Re: Encode, take five

On 12 Sep 2000, at 18:42, Jarkko Hietaniemi wrote:

UTF-16 is also known as UCS-2, 16 bit or 2-byte chunks,


As I understand it, that's not true -- UTF-16 is 2-byte *or* 4-byte 
chunks, since UTF-16 contains surrogates (high-surrogate + low-
surrogate [or the other way around?] = 1 character, represented 
with four bytes). UCS-2, OTH, is always two bytes.

and UTF-32 as UCS-4, 32-bit or 4-byte chunks.


Note that ISO 10646 is really on 31 bits, not 32 -- probably for 
signed/unsigned legacy reasons. One difference is that UCS-4 has 
code points from 0 to 0x7fffffff, while UTF-32 only goes to 0x10ffff, the 
largest possible Unicode code point. But Unicode got ISO go agree 
not to allocate characters that are not representable with UTF-16, ie 
above 0x10ffff.[1]  

Apparently there are also differences since UCS-* are "encoding 
forms" specified by ISO/IEC 10646, while UTF-* are "Unicode 
transformation formats" specified by Unicode, Inc., and convey 
additional semantics. Take, for example, this quote from 
http://www.unicode.org/unicode/reports/tr19/ :

"Over and above ISO 10646, the Unicode Standard adds a number of 
conformance constraints on character semantics (see The Unicode 
Standard, Version 3.0, Chapter 3). Declaring UTF-32 instead of UCS-4 
allows implementations to explicitly commit to Unicode semantics. "  

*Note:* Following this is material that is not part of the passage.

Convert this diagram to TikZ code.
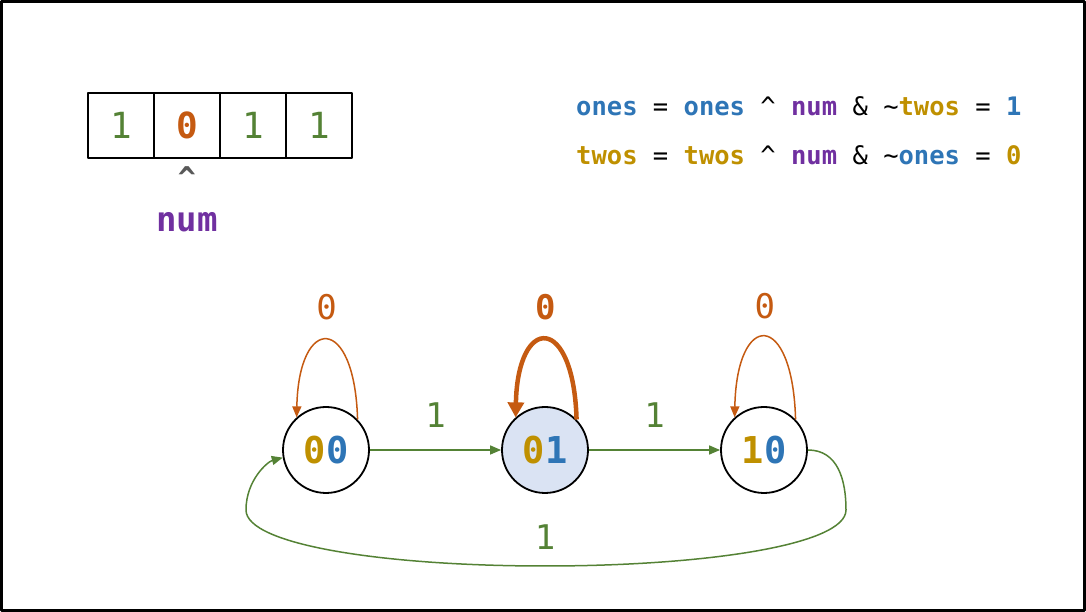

This may or may not be significant for Perl.

Cheers,
Philip

[1] Another, longer quote from TR 19:

"Relation to ISO/IEC 10646 and UCS-4

ISO/IEC 10646 defines a 4-byte encoding form called UCS-4. Since 
UTF-32 is simply a subset of UCS-4 characters, it is conformant to 
ISO/IEC 10646 as well as to the Unicode Standard.  

As of the recent publication of the second edition of ISO/IEC 10646-1, 
UCS-4 still assigns private use codepoints (E00000_16..FFFFFF_16 
and 60000000_16..7FFFFFFF_16) that are not in the range of valid 
Unicode codepoints. To promote interoperability among the Unicode 
encoding forms JTC1/SC2/WG2 has approved a motion removing 
those private use assignments:  

Resolution M38.6 (Restriction of encoding space) [adopted 
unanimously]  

"WG2 accepts the proposal in document N2175 towards removing the 
provision for Private Use Groups and Planes beyond Plane 16 in 
ISO/IEC 10646, to ensure internal consistency in the standard 
between UCS-4, UTF-8 and UTF-16 encoding formats, and instructs its 
project editor [to] prepare suitable text for processing as a future 
Technical Corrigendum or an Amendment to 10646-1:2000."  

While this resolution must still be turned into a Technical Corrigendum 
or an Amendment to 10646-1:2000, the Unicode Technical Committee 
has every expectation that once the text for that Technical 
Corrigendum or Amendment starts its formal balloting it will proceed 
smoothly to formal approval and publication as part of that standard.  

Until the formal balloting is concluded, the term UTF-32 can be used 
to refer to the subset of UCS-4 characters that are in the range of 
valid Unicode code points. After it passes, UTF-32 will then simply be 
an alias for UCS-4 (with the extra requirement  
that Unicode semantics are observed)."